─── DATASET EXTRACT

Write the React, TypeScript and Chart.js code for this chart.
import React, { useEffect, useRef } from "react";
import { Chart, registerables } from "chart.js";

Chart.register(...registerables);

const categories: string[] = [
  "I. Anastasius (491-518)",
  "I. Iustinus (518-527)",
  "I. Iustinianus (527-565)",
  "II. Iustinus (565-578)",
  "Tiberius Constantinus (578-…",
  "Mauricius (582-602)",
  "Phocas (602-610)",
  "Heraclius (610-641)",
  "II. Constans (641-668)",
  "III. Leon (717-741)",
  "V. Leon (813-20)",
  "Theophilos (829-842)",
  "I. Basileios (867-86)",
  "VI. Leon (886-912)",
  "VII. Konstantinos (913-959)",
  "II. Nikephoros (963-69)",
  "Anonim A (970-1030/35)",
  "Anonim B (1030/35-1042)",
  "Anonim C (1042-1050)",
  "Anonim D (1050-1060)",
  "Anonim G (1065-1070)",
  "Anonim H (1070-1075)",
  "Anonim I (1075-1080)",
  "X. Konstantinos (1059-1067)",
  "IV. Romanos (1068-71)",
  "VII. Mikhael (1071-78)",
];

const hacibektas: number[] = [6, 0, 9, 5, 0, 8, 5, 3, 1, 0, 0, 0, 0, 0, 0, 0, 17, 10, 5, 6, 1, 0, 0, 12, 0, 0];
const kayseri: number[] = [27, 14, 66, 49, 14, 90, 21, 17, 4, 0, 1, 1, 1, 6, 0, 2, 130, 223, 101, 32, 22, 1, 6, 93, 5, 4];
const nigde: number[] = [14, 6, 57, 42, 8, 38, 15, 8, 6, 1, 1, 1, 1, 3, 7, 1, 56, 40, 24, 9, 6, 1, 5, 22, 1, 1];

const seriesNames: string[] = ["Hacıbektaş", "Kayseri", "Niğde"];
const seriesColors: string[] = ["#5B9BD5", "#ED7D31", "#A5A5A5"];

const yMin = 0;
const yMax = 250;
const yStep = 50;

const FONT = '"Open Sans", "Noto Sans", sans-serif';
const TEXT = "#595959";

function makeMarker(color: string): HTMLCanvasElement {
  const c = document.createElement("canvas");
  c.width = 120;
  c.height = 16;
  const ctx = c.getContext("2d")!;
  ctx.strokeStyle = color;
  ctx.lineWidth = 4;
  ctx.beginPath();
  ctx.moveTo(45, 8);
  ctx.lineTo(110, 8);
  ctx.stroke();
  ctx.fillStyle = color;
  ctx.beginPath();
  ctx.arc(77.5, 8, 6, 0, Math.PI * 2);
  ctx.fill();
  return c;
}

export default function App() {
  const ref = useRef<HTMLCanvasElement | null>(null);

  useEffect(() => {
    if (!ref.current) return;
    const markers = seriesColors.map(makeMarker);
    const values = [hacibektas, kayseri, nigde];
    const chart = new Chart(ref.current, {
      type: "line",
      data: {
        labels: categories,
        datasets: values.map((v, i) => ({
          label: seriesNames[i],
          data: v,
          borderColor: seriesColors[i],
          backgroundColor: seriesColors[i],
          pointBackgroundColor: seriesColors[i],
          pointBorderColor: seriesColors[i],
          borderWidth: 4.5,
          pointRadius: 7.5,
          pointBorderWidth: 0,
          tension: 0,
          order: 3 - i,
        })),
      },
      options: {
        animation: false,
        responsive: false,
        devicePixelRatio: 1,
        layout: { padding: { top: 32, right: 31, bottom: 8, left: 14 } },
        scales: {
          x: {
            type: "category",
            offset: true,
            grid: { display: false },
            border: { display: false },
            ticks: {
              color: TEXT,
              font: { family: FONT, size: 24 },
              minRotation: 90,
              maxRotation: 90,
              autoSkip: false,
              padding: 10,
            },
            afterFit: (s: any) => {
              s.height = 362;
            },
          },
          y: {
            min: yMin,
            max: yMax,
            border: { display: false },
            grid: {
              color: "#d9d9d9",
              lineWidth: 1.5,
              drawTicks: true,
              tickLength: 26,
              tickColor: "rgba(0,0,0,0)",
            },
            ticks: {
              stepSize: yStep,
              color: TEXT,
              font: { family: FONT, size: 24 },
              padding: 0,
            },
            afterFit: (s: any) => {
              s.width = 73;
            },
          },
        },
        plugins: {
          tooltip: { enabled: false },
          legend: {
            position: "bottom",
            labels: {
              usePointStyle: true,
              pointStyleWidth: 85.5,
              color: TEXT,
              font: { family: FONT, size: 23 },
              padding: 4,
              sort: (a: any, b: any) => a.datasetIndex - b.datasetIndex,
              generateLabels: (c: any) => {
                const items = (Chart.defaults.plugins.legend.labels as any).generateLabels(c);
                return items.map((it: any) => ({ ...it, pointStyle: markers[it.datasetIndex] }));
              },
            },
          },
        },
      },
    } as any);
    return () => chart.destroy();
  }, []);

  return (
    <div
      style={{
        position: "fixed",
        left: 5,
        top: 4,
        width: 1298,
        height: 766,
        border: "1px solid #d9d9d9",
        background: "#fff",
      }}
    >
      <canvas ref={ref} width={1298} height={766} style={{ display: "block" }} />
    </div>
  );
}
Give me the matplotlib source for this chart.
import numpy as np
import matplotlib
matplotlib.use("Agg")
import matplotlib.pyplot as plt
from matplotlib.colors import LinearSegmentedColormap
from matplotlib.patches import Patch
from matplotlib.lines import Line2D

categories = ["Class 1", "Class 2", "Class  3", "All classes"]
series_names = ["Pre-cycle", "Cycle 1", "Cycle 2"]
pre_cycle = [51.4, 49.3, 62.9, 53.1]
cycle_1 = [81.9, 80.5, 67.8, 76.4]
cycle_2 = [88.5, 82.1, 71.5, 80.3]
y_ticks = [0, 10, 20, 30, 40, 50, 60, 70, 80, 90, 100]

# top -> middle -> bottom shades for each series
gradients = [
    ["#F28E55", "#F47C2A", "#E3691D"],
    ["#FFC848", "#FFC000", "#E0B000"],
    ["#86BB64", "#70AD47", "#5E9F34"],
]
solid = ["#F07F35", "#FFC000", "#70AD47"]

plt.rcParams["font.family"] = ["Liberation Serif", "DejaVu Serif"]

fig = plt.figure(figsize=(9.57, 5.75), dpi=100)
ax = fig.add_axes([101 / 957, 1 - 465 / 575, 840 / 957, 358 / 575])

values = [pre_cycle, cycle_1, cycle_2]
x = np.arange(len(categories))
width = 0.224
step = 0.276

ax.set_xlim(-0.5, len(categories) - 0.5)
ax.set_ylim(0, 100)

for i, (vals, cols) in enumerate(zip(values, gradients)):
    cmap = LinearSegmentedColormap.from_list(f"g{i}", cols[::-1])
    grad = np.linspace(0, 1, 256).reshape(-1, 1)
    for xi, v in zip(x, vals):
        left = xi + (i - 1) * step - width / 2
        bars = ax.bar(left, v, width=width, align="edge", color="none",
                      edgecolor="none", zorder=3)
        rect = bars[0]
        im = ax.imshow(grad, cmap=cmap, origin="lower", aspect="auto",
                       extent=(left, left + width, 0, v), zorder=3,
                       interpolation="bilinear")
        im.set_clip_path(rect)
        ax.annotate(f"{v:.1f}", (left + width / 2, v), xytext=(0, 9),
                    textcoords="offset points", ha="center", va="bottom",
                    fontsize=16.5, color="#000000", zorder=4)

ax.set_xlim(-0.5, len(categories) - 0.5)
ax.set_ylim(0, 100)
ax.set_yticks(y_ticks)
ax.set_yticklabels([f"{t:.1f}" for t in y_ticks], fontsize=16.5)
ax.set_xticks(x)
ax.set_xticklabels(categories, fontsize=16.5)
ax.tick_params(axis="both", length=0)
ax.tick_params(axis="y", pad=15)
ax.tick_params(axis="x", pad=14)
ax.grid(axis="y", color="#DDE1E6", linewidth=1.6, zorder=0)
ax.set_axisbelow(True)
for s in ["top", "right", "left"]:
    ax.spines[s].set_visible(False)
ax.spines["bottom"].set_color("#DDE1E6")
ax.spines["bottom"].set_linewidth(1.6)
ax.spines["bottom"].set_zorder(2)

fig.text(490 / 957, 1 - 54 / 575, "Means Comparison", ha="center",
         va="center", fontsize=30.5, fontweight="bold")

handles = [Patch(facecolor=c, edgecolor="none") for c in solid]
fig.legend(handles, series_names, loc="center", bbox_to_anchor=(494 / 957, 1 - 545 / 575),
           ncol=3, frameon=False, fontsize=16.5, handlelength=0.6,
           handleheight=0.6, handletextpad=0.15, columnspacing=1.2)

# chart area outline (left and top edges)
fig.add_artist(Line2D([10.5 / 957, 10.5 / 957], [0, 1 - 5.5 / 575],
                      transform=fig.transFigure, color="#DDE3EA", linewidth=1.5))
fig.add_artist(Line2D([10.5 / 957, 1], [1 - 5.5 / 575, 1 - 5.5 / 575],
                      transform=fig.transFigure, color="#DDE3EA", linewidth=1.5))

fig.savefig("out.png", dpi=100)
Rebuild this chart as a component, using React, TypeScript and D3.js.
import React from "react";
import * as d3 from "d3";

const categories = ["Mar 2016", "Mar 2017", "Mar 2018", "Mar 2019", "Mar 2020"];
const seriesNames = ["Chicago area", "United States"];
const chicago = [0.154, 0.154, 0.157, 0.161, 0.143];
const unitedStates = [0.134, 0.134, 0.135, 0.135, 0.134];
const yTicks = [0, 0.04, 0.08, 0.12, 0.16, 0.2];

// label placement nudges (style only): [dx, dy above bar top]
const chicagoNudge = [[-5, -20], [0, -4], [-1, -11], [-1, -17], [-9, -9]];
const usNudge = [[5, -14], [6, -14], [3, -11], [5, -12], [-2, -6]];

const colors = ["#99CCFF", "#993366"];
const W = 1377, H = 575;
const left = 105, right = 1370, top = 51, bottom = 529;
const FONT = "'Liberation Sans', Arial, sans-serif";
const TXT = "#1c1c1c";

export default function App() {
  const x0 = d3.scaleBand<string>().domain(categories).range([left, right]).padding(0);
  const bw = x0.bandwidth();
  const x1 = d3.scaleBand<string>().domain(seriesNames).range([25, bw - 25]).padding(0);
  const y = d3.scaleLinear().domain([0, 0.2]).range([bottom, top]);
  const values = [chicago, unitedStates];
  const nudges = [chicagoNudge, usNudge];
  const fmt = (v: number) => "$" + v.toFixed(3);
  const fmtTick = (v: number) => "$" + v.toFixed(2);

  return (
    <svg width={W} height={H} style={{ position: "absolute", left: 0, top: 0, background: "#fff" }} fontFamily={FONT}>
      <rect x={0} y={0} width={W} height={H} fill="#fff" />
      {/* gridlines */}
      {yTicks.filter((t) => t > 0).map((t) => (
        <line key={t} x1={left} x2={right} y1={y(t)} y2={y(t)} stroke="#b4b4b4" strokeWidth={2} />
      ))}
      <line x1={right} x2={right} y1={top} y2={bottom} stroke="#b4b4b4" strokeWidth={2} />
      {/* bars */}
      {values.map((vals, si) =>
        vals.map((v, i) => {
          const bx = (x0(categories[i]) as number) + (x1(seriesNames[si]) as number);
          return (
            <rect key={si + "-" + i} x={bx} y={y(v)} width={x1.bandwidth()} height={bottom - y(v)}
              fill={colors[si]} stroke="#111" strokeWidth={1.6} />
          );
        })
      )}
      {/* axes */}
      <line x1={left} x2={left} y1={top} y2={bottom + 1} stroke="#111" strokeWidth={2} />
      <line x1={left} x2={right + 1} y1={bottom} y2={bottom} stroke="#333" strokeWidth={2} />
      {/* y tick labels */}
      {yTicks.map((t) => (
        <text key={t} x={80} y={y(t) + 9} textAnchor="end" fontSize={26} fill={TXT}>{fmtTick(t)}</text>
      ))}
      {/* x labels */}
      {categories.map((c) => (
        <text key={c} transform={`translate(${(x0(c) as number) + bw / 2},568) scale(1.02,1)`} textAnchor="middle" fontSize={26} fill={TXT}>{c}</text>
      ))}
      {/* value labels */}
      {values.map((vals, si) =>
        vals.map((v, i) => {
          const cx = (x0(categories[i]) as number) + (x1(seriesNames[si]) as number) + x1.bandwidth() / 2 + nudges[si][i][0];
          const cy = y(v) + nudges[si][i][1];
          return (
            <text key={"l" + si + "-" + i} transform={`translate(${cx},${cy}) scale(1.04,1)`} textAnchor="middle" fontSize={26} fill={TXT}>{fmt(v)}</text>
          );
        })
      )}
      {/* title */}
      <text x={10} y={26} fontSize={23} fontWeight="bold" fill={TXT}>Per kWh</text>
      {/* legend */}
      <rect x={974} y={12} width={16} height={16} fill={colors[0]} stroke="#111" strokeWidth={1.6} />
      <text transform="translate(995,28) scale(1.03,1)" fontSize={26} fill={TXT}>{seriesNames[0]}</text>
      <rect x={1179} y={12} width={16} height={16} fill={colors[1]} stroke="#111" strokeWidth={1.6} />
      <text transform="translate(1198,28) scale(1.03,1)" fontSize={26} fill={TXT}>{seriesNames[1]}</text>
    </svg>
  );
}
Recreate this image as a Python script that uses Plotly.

──────

Extract the lines of the preceding material that run from the line with "Give me the matplotlib source for this chart." through the line with "from matplotlib.lines import Line2D", inclusive, reproducing them exactly and adding nothing.

Give me the matplotlib source for this chart.
import numpy as np
import matplotlib
matplotlib.use("Agg")
import matplotlib.pyplot as plt
from matplotlib.colors import LinearSegmentedColormap
from matplotlib.patches import Patch
from matplotlib.lines import Line2D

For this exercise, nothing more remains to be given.